On the latest episode of We’d Like A Word, Paul and Stevyn chat to children’s author Serena Patel about her new book Anisha: Accidental Detective (excellently illustrated by Emma McCann). Books for children and young adults are as popular as ever so we talk about how to write for a younger audience and Serena’s dramatic life story and how it shaped her character (and the character of her book’s hero, Anisha). She also reads from her book and talks about her childhood experiences of racism, homelessness and being bullied. We also hear about the detective books she read as a child and the inspirational British Asians she looked up to.
We also go behind the scenes of children’s book promotion with freelancer Fritha Lindqvist (who helped Cressida Cowell train her dragon). Fritha also tells us about the various campaigns that exist to get children reading and learning from stories (see links below).
And in the second of an occasional series of bookshop visits, Paul goes to the beautiful Daunt Books in Marylebone High Street to chat to bookseller Rose Cole & book lovers from the USA.

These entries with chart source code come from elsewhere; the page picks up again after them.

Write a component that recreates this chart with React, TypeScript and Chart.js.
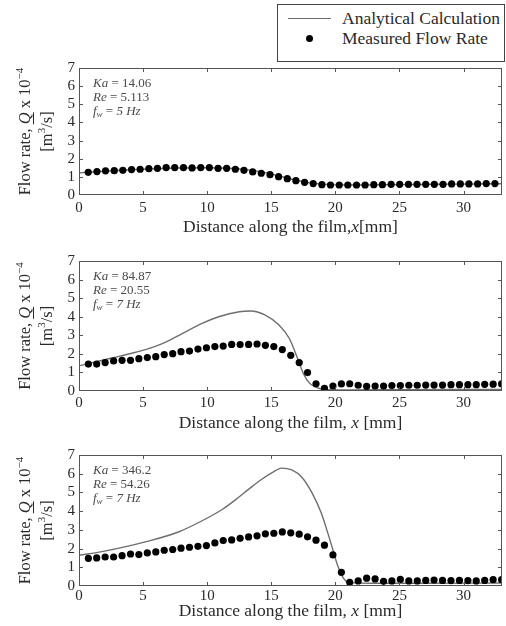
import React, { useEffect, useRef } from "react";
import { Chart, registerables } from "chart.js";
Chart.register(...registerables);

// ---------- data ----------
const X1 = [0.72, 1.40, 2.07, 2.75, 3.42, 4.10, 4.77, 5.45, 6.12, 6.80, 7.47, 8.15, 8.82, 9.50, 10.17, 10.85, 11.52, 12.20, 12.87, 13.55, 14.22, 14.90, 15.57, 16.25, 16.92, 17.60, 18.27, 18.95, 19.62, 20.30, 20.97, 21.65, 22.32, 23.00, 23.67, 24.35, 25.02, 25.70, 26.37, 27.05, 27.72, 28.40, 29.07, 29.75, 30.42, 31.10, 31.77, 32.45];
const Y1 = [1.25, 1.29, 1.33, 1.34, 1.36, 1.40, 1.42, 1.45, 1.47, 1.51, 1.51, 1.51, 1.49, 1.51, 1.51, 1.47, 1.47, 1.42, 1.36, 1.27, 1.20, 1.12, 1.01, 0.90, 0.79, 0.70, 0.63, 0.57, 0.55, 0.55, 0.55, 0.55, 0.55, 0.57, 0.57, 0.59, 0.59, 0.59, 0.59, 0.59, 0.59, 0.59, 0.61, 0.61, 0.61, 0.61, 0.63, 0.63];
const LX1 = [0, 2, 4, 6, 8, 10, 12, 13, 14, 15, 16, 17, 18, 19, 20, 22, 25, 28, 31, 33];
const LY1 = [1.22, 1.31, 1.39, 1.45, 1.49, 1.5, 1.46, 1.4, 1.3, 1.15, 0.98, 0.8, 0.67, 0.6, 0.56, 0.55, 0.57, 0.59, 0.61, 0.62];

const X23 = [0.73, 1.38, 2.04, 2.70, 3.36, 4.02, 4.67, 5.33, 5.99, 6.65, 7.31, 7.96, 8.62, 9.28, 9.94, 10.60, 11.25, 11.91, 12.57, 13.23, 13.89, 14.54, 15.20, 15.86, 16.52, 17.18, 17.83, 18.49, 19.15, 19.81, 20.47, 21.12, 21.78, 22.44, 23.10, 23.76, 24.41, 25.07, 25.73, 26.39, 27.05, 27.70, 28.36, 29.02, 29.68, 30.34, 30.99, 31.65, 32.31, 32.97];
const Y2 = [1.45, 1.45, 1.53, 1.62, 1.65, 1.65, 1.74, 1.80, 1.85, 1.96, 2.01, 2.12, 2.15, 2.26, 2.33, 2.39, 2.42, 2.51, 2.50, 2.51, 2.53, 2.46, 2.39, 2.23, 1.92, 1.53, 0.99, 0.39, 0.14, 0.27, 0.38, 0.39, 0.31, 0.25, 0.27, 0.27, 0.29, 0.29, 0.31, 0.31, 0.32, 0.32, 0.32, 0.34, 0.34, 0.34, 0.34, 0.36, 0.37, 0.38];
const LX2 = [0, 1.9, 3.2, 5.25, 6.5, 7.8, 9.6, 10.9, 12.5, 13.4, 14.5, 15.6, 16.4, 17.0, 17.5, 18.0, 18.7, 19.5, 21, 25, 29, 33];
const LY2 = [1.35, 1.67, 1.88, 2.24, 2.55, 3.0, 3.64, 4.0, 4.27, 4.31, 4.1, 3.55, 2.84, 1.85, 0.95, 0.41, 0.15, 0.07, 0.06, 0.07, 0.08, 0.08];

const Y3 = [1.48, 1.50, 1.55, 1.55, 1.62, 1.71, 1.68, 1.77, 1.82, 1.91, 1.95, 2.02, 2.07, 2.12, 2.16, 2.30, 2.43, 2.46, 2.55, 2.62, 2.68, 2.79, 2.82, 2.89, 2.84, 2.77, 2.63, 2.45, 2.18, 1.66, 0.73, 0.20, 0.27, 0.42, 0.38, 0.25, 0.27, 0.35, 0.27, 0.27, 0.30, 0.32, 0.30, 0.29, 0.30, 0.29, 0.27, 0.30, 0.34, 0.34];
const LX3 = [0, 1.9, 5.25, 7.8, 10.2, 11.2, 12.2, 13.2, 14.2, 15.1, 15.8, 16.6, 17.4, 18.2, 18.9, 19.4, 19.8, 20.2, 20.6, 21.1, 23, 27, 33];
const LY3 = [1.64, 1.85, 2.37, 2.9, 3.7, 4.1, 4.6, 5.15, 5.68, 6.07, 6.3, 6.2, 5.8, 4.95, 3.9, 2.85, 1.95, 1.05, 0.45, 0.18, 0.15, 0.15, 0.16];

const KA = ["14.06", "84.87", "346.2"];
const RE = ["5.113", "20.55", "54.26"];
const FW = ["5", "7", "7"];
const X_TITLES = [
  ["Distance along the film,", "x", "[mm]"],
  ["Distance along the film, ", "x", " [mm]"],
  ["Distance along the film, ", "x", " [mm]"],
];
const LEGEND_LABELS = ["Analytical Calculation", "Measured Flow Rate"];

// ---------- styling ----------
const SERIF = '"Liberation Serif", "Times New Roman", serif';
const LINE_COLOR = "#6e6e6e";
const FRAME_COLOR = "#555";
const TEXT_COLOR = "#2a2a2a";

type Seg = { t: string; f: string; dy?: number; u?: boolean };

function drawRich(ctx: CanvasRenderingContext2D, segs: Seg[], x: number, y: number, align: "left" | "center") {
  let w = 0;
  for (const s of segs) {
    ctx.font = s.f;
    w += ctx.measureText(s.t).width;
  }
  let cx = align === "center" ? x - w / 2 : x;
  ctx.textAlign = "left";
  ctx.textBaseline = "middle";
  for (const s of segs) {
    ctx.font = s.f;
    const sw = ctx.measureText(s.t).width;
    ctx.fillText(s.t, cx, y + (s.dy || 0));
    if (s.u) {
      ctx.save();
      ctx.strokeStyle = ctx.fillStyle as string;
      ctx.lineWidth = 1;
      ctx.beginPath();
      ctx.moveTo(cx, y + 7.5);
      ctx.lineTo(cx + sw, y + 7.5);
      ctx.stroke();
      ctx.restore();
    }
    cx += sw;
  }
}

const decoPlugin = {
  id: "deco",
  afterDraw(chart: any, _args: any, opts: any) {
    const { ctx, chartArea } = chart;
    const { left, right, top, bottom } = chartArea;
    const xs = chart.scales.x;
    const ys = chart.scales.y;
    ctx.save();
    // frame
    ctx.strokeStyle = FRAME_COLOR;
    ctx.lineWidth = 1;
    ctx.strokeRect(left + 0.5, top + 0.5, right - left - 1, bottom - top - 1);
    // inward ticks
    ctx.beginPath();
    for (let v = 5; v < 33; v += 5) {
      const px = Math.round(xs.getPixelForValue(v)) + 0.5;
      ctx.moveTo(px, bottom);
      ctx.lineTo(px, bottom - 4);
      ctx.moveTo(px, top);
      ctx.lineTo(px, top + 4);
    }
    for (let v = 1; v < 7; v++) {
      const py = Math.round(ys.getPixelForValue(v)) + 0.5;
      ctx.moveTo(left, py);
      ctx.lineTo(left + 4, py);
      ctx.moveTo(right, py);
      ctx.lineTo(right - 4, py);
    }
    ctx.stroke();

    // annotations
    ctx.fillStyle = "#4a4a4a";
    const it = `italic 13px ${SERIF}`;
    const nm = `13px ${SERIF}`;
    const ax = left + 14;
    drawRich(ctx, [{ t: "Ka", f: it }, { t: " = " + opts.ka, f: nm }], ax, top + 16, "left");
    drawRich(ctx, [{ t: "Re", f: it }, { t: " = " + opts.re, f: nm }], ax, top + 30, "left");
    drawRich(
      ctx,
      [
        { t: "f", f: it },
        { t: "w", f: `italic 9px ${SERIF}`, dy: 3 },
        { t: " = ", f: nm },
        { t: opts.fw + " Hz", f: it },
      ],
      ax,
      top + 44,
      "left"
    );

    // x title
    ctx.fillStyle = TEXT_COLOR;
    const tf = `17.5px ${SERIF}`;
    const tfi = `italic 17.5px ${SERIF}`;
    const xt = opts.xTitle as string[];
    drawRich(
      ctx,
      [{ t: xt[0], f: tf }, { t: xt[1], f: tfi }, { t: xt[2], f: tf }],
      (left + right) / 2,
      bottom + opts.xTitleDy,
      "center"
    );

    // y title (rotated)
    const yf = `16.5px ${SERIF}`;
    const yfi = `italic 16.5px ${SERIF}`;
    const cy = (top + bottom) / 2;
    ctx.save();
    ctx.translate(26, cy);
    ctx.rotate(-Math.PI / 2);
    drawRich(
      ctx,
      [
        { t: "Flow rate, ", f: yf },
        { t: "Q", f: yfi, u: true },
        { t: " x 10", f: yf },
        { t: "\u22124", f: `11px ${SERIF}`, dy: -6 },
      ],
      0,
      0,
      "center"
    );
    ctx.restore();
    ctx.save();
    ctx.translate(48, cy);
    ctx.rotate(-Math.PI / 2);
    drawRich(
      ctx,
      [
        { t: "[m", f: yf },
        { t: "3", f: `11px ${SERIF}`, dy: -6 },
        { t: "/s]", f: yf },
      ],
      0,
      0,
      "center"
    );
    ctx.restore();
    ctx.restore();
  },
};

type PanelCfg = {
  top: number;
  height: number;
  padTop: number;
  xH: number;
  xTitleDy: number;
  tickPad: number;
  px: number[];
  py: number[];
  lx: number[];
  ly: number[];
  idx: number;
};

const PANELS: PanelCfg[] = [
  { top: 0, height: 240, padTop: 68, xH: 45, xTitleDy: 32, tickPad: 4, px: X1, py: Y1, lx: LX1, ly: LY1, idx: 0 },
  { top: 240, height: 195, padTop: 21, xH: 44, xTitleDy: 32, tickPad: 3, px: X23, py: Y2, lx: LX2, ly: LY2, idx: 1 },
  { top: 435, height: 191, padTop: 20, xH: 40, xTitleDy: 25, tickPad: 1, px: X23, py: Y3, lx: LX3, ly: LY3, idx: 2 },
];

function Panel({ cfg }: { cfg: PanelCfg }) {
  const ref = useRef<HTMLCanvasElement | null>(null);
  useEffect(() => {
    if (!ref.current) return;
    const tickFont = { family: SERIF, size: 15 };
    const chart = new Chart(ref.current, {
      type: "scatter",
      data: {
        datasets: [
          {
            label: LEGEND_LABELS[1],
            data: cfg.px.map((x, i) => ({ x, y: cfg.py[i] })),
            pointRadius: 3.6,
            pointBackgroundColor: "#000",
            pointBorderWidth: 0,
            showLine: false,
          },
          {
            label: LEGEND_LABELS[0],
            data: cfg.lx.map((x, i) => ({ x, y: cfg.ly[i] })),
            showLine: true,
            pointRadius: 0,
            borderColor: LINE_COLOR,
            borderWidth: 1.4,
            cubicInterpolationMode: "monotone",
          } as any,
        ],
      },
      options: {
        animation: false,
        responsive: false,
        maintainAspectRatio: false,
        events: [],
        layout: { padding: { top: cfg.padTop, left: 0, right: 1, bottom: 0 } },
        plugins: {
          legend: { display: false },
          tooltip: { enabled: false },
          deco: {
            ka: KA[cfg.idx],
            re: RE[cfg.idx],
            fw: FW[cfg.idx],
            xTitle: X_TITLES[cfg.idx],
            xTitleDy: cfg.xTitleDy,
          },
        } as any,
        scales: {
          x: {
            type: "linear",
            min: 0,
            max: 33,
            grid: { display: false, drawTicks: false },
            border: { display: false },
            ticks: { stepSize: 5, autoSkip: false, font: tickFont, color: TEXT_COLOR, padding: cfg.tickPad, maxRotation: 0 },
            afterBuildTicks: (s: any) => {
              s.ticks = s.ticks.filter((t: any) => t.value % 5 === 0);
            },
            afterFit: (s: any) => {
              s.height = cfg.xH;
              s.paddingLeft = 0;
              s.paddingRight = 0;
            },
          },
          y: {
            type: "linear",
            min: 0,
            max: 7,
            grid: { display: false, drawTicks: false },
            border: { display: false },
            ticks: { stepSize: 1, autoSkip: false, font: tickFont, color: TEXT_COLOR, padding: 4 },
            afterFit: (s: any) => {
              s.width = 79;
              s.paddingTop = 0;
              s.paddingBottom = 0;
            },
          },
        },
      },
      plugins: [decoPlugin],
    });
    return () => chart.destroy();
  }, [cfg]);
  return (
    <canvas
      ref={ref}
      width={506}
      height={cfg.height}
      style={{ position: "absolute", left: 0, top: cfg.top, width: 506, height: cfg.height, display: "block" }}
    />
  );
}

function Legend() {
  return (
    <div
      style={{
        position: "absolute",
        left: 277,
        top: 4,
        width: 228,
        height: 58,
        border: "1px solid #444",
        background: "#fff",
        fontFamily: SERIF,
        fontSize: 17.5,
        color: TEXT_COLOR,
        boxSizing: "border-box",
      }}
    >
      <div style={{ position: "absolute", left: 10, top: 13, width: 43, height: 0, borderTop: `1.5px solid ${LINE_COLOR}` }} />
      <div
        style={{
          position: "absolute",
          left: 28,
          top: 30,
          width: 7,
          height: 7,
          borderRadius: "50%",
          background: "#000",
        }}
      />
      <div style={{ position: "absolute", left: 64, top: 3, lineHeight: "20px", whiteSpace: "nowrap" }}>{LEGEND_LABELS[0]}</div>
      <div style={{ position: "absolute", left: 64, top: 23, lineHeight: "20px", whiteSpace: "nowrap" }}>{LEGEND_LABELS[1]}</div>
    </div>
  );
}

export default function App() {
  return (
    <div style={{ position: "absolute", left: 0, top: 0, width: 506, height: 626, background: "#fff", overflow: "hidden" }}>
      {PANELS.map((p) => (
        <Panel key={p.idx} cfg={p} />
      ))}
      <Legend />
    </div>
  );
}
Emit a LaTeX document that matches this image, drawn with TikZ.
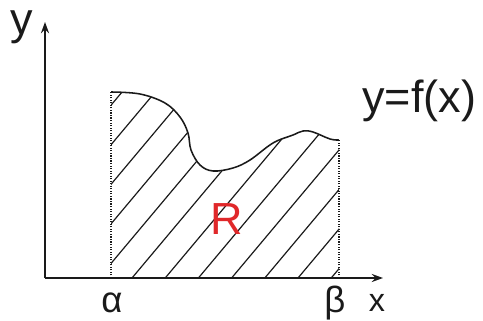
\documentclass[tikz,border=0pt]{standalone}
\usepackage{fontspec}
\setmainfont{Liberation Sans}
\usetikzlibrary{arrows.meta,calc,positioning}
\definecolor{AreaInk}{HTML}{1A1A1A}
\definecolor{AreaRed}{HTML}{E0282A}
\tikzset{
  every node/.style={text=AreaInk, inner sep=0pt},
  axis/.style={-{Stealth[length=2.8mm,width=2mm]}, draw=AreaInk, line width=1.3pt},
  graph/.style={draw=AreaInk, line width=1.1pt},
  bound/.style={draw=AreaInk, line width=0.8pt, densely dotted},
  hatch/.style={draw=AreaInk, line width=0.85pt},
  biglabel/.style={font=\fontsize{32}{38}\selectfont, anchor=base west},
  endlabel/.style={font=\fontsize{26}{30}\selectfont, anchor=base},
}

\begin{document}
\begin{tikzpicture}[x=1cm,y=1cm]
  \useasboundingbox (-1.125,-1.05) rectangle (10.95,6.95);
  % Axes
  \coordinate (O) at (0,0);
  \coordinate (ytip) at (0,6.4);
  \coordinate (xtip) at (8.45,0);
  \coordinate (a) at (1.65,0);
  \coordinate (b) at (7.35,0);
  \coordinate (atop) at (1.65,4.65);
  \coordinate (btop) at (7.35,3.45);
  % Hatching of the region, clipped to it
  \begin{scope}
    \clip (a) -- plot[smooth, tension=0.6] coordinates {(1.65,4.65) (2.375,4.6) (3.0,4.375)
        (3.375,4.025) (3.575,3.625) (3.65,3.2) (3.875,2.825) (4.2,2.675)
        (4.7,2.75) (5.125,2.95) (5.7,3.375) (6.2,3.575) (6.45,3.675)
        (6.7,3.65) (7.125,3.475) (7.35,3.45)}
      -- (b) -- cycle;
    \foreach \k in {-8,...,8}
      \draw[hatch] ($(2.175+0.83*\k,0)$) -- ++(50:9);
  \end{scope}
  % Curve y=f(x)
  \draw[graph] plot[smooth, tension=0.6] coordinates {(1.65,4.65) (2.375,4.6) (3.0,4.375)
    (3.375,4.025) (3.575,3.625) (3.65,3.2) (3.875,2.825) (4.2,2.675)
    (4.7,2.75) (5.125,2.95) (5.7,3.375) (6.2,3.575) (6.45,3.675)
    (6.7,3.65) (7.125,3.475) (7.35,3.45)};
  % Bounds at alpha and beta
  \draw[bound] (a) -- (atop);
  \draw[bound] (b) -- (btop);
  \draw[axis] (O) -- (ytip);
  \draw[axis] (O) -- (xtip);
  % Labels
  \node[biglabel] (ylab) at (-0.875,6.075) {y};
  \node[biglabel] (flab) at (7.925,4.125) {y=f(x)};
  \node[endlabel] (alab) at (1.675,-0.85) {α};
  \node[endlabel] (blab) at (7.25,-0.85) {β};
  \node[endlabel, font=\fontsize{23}{27}\selectfont] (xlab) at (8.3,-0.825) {x};
  \node[endlabel, font=\fontsize{32}{38}\selectfont, text=AreaRed] (R) at (4.55,1.075) {R};
\end{tikzpicture}
\end{document}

Go listen now! Click here or find us on iTunes, Spotify, Google podcasts or wherever good podcasts lurk.
National Literacy Trust
The NLT are an independent charity dedicated to giving disadvantaged children the literacy skills they need to succeed. They work to improve the reading, writing, speaking and listening skills in the UK’s poorest communities, where one in three people have literacy problems. Because low literacy is inter-generational, they focus their work on families, young people and children. They help to transform lives through literacy and have stacks of research that shows that reading for pleasure has a significant impact on a child’s future socio-economic chances. Encouraging and nurturing reading for pleasure benefits the whole economy and country.
More information here
The current Waterstones Children’s Laureate is Cressida Cowell author of the How to Train your Dragon books. Her laureate charter is a powerful ten point action plan that champions the creativity, intelligence and empathy skills reading books nurtures. It’s a call to action for all of us to realise the magic of reading for everyone. You can download the charter here
EmpathyLab is the first organisation to build children’s empathy, literacy and social activism through a systematic use of high quality literature. Their strategy builds on new scientific evidence showing the power of reading to build real-life empathy skills. They believe that empathy is a beacon of hope in a divided world. They produce an annual Read for Empathy book collection and run an annual Empathy Day to shine a light on the power of reding to build empathy – it’s in 9 June this year.